-- Begin Extracted entries --

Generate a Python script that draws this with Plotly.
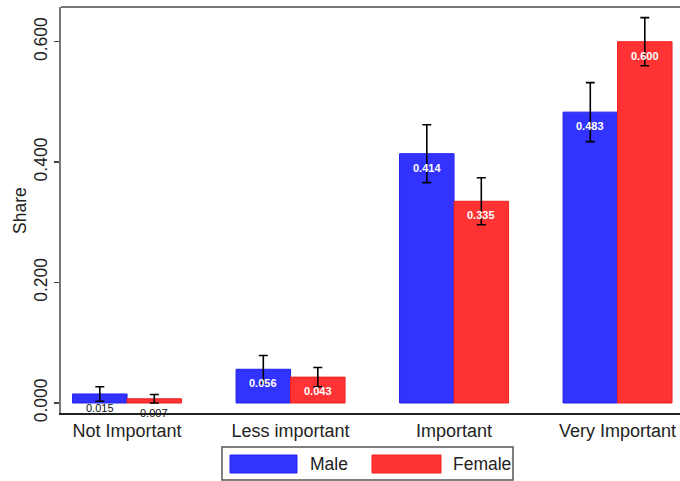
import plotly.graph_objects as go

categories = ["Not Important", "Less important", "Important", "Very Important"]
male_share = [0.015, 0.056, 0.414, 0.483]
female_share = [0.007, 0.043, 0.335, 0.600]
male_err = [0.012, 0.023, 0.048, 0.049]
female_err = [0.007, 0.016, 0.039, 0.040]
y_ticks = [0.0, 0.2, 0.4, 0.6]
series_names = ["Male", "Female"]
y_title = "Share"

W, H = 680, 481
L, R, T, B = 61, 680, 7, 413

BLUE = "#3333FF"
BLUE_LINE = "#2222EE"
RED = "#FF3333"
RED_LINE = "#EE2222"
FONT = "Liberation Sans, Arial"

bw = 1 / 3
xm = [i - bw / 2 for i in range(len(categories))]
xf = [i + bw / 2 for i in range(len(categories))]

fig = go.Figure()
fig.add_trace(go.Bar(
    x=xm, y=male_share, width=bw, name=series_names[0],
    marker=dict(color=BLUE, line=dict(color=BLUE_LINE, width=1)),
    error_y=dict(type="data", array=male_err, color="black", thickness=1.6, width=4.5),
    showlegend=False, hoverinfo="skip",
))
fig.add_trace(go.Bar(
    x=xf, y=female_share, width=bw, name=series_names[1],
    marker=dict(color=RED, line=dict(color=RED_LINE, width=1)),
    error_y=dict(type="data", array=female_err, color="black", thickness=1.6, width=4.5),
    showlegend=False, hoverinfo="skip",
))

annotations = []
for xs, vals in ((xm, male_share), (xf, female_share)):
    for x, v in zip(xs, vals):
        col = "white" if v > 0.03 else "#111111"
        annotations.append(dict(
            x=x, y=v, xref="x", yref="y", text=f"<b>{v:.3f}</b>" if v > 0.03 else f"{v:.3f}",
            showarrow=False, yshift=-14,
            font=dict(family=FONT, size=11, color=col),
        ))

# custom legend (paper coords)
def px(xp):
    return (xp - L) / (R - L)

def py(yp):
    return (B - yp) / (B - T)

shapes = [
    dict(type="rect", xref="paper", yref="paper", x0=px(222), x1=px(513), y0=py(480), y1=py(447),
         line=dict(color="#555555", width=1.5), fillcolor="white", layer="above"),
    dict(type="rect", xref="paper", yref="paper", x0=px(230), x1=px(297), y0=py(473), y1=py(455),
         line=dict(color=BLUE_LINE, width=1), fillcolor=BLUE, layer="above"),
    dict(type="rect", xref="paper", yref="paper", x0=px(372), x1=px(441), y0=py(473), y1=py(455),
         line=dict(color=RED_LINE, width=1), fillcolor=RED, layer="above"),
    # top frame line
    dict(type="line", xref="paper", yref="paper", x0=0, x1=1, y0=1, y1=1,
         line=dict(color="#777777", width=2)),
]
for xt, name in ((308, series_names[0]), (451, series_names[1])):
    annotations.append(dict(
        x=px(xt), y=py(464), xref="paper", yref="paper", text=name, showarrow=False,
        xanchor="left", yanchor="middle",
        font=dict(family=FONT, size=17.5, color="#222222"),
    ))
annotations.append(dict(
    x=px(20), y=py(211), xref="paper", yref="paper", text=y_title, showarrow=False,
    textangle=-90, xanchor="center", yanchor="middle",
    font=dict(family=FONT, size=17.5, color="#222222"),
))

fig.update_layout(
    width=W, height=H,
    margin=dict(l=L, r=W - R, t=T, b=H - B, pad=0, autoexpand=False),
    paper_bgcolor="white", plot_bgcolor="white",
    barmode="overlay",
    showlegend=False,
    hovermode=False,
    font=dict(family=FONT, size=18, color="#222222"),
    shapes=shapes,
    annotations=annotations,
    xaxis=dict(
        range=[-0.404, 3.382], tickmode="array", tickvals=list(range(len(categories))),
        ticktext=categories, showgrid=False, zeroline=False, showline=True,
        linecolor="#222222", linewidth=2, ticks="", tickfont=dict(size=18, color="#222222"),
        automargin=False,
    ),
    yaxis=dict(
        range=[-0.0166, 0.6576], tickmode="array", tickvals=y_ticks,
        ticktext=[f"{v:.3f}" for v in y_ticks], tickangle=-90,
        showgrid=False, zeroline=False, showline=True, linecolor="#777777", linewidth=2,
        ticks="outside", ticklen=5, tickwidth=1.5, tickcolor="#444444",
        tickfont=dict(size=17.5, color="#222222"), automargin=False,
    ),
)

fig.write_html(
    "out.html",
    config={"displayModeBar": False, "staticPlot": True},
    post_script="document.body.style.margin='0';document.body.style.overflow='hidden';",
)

-- End Extracted entries --
-- Begin Extracted entries --

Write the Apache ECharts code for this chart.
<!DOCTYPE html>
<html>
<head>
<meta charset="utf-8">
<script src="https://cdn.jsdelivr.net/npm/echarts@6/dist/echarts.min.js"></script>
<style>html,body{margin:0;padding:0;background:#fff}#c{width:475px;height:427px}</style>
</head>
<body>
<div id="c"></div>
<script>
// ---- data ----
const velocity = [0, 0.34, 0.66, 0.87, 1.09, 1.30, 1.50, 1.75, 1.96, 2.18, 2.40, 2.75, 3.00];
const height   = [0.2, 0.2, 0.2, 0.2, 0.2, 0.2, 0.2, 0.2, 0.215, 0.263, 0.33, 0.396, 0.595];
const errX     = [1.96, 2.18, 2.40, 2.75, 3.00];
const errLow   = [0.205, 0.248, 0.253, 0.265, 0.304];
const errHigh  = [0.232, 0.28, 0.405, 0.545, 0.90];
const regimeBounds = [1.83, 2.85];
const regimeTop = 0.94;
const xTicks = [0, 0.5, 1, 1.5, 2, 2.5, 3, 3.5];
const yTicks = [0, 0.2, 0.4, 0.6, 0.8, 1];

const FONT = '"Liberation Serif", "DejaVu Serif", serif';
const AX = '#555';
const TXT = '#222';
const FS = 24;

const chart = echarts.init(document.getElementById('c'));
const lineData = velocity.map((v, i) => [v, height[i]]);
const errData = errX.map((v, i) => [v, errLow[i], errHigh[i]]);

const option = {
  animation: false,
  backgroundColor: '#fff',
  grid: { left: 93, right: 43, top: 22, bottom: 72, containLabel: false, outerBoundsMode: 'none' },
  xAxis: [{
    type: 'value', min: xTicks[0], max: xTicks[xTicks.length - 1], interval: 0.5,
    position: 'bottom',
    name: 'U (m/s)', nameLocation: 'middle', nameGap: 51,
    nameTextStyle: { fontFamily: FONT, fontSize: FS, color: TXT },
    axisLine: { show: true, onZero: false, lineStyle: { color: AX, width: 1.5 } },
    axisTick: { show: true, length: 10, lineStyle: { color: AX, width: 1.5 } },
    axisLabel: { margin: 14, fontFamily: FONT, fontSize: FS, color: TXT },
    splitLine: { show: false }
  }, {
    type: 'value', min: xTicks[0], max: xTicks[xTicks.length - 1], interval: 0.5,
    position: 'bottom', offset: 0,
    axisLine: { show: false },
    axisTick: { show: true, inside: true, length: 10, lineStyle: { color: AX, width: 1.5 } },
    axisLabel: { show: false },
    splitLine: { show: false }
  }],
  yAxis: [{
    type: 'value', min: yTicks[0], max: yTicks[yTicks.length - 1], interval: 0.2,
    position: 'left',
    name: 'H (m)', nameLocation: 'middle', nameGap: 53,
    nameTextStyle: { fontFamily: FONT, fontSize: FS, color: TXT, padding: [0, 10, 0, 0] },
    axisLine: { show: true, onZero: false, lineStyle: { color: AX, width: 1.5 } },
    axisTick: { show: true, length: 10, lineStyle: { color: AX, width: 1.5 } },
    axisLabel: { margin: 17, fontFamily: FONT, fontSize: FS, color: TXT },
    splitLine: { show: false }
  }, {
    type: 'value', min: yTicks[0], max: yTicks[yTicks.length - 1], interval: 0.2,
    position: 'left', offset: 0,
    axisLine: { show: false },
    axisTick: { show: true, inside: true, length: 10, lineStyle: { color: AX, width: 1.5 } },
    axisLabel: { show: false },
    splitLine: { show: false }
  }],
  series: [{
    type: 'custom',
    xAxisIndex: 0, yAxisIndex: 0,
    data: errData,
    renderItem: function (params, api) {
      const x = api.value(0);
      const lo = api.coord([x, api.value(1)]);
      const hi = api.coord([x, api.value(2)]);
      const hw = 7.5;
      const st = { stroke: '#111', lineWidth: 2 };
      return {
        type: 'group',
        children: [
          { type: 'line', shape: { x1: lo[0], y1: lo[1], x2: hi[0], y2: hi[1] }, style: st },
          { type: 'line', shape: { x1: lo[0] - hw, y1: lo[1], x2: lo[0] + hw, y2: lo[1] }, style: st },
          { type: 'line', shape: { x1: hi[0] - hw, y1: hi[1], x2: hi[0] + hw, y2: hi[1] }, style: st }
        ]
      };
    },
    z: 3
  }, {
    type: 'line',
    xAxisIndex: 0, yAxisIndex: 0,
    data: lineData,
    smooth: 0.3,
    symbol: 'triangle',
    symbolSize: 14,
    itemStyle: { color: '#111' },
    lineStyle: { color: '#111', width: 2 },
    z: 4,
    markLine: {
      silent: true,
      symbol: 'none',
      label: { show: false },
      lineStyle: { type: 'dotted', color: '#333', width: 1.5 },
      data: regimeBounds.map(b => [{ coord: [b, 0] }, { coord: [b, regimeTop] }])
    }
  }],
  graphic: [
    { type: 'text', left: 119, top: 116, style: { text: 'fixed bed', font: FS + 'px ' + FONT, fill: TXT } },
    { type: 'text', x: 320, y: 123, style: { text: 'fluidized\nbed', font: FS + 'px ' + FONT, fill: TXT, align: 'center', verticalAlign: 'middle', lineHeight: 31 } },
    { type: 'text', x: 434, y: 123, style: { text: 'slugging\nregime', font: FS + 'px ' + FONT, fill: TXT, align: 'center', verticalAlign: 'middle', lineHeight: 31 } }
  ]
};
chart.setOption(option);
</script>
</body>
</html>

-- End Extracted entries --

## Problem description
From the records above, quote word for word only the lines beginning at the line that has "Generate a Python" and stopping after the line that has "xf = [i + bw". Omit the pictures.

## Solution to this exercise
Generate a Python script that draws this with Plotly.
import plotly.graph_objects as go

categories = ["Not Important", "Less important", "Important", "Very Important"]
male_share = [0.015, 0.056, 0.414, 0.483]
female_share = [0.007, 0.043, 0.335, 0.600]
male_err = [0.012, 0.023, 0.048, 0.049]
female_err = [0.007, 0.016, 0.039, 0.040]
y_ticks = [0.0, 0.2, 0.4, 0.6]
series_names = ["Male", "Female"]
y_title = "Share"

W, H = 680, 481
L, R, T, B = 61, 680, 7, 413

BLUE = "#3333FF"
BLUE_LINE = "#2222EE"
RED = "#FF3333"
RED_LINE = "#EE2222"
FONT = "Liberation Sans, Arial"

bw = 1 / 3
xm = [i - bw / 2 for i in range(len(categories))]
xf = [i + bw / 2 for i in range(len(categories))]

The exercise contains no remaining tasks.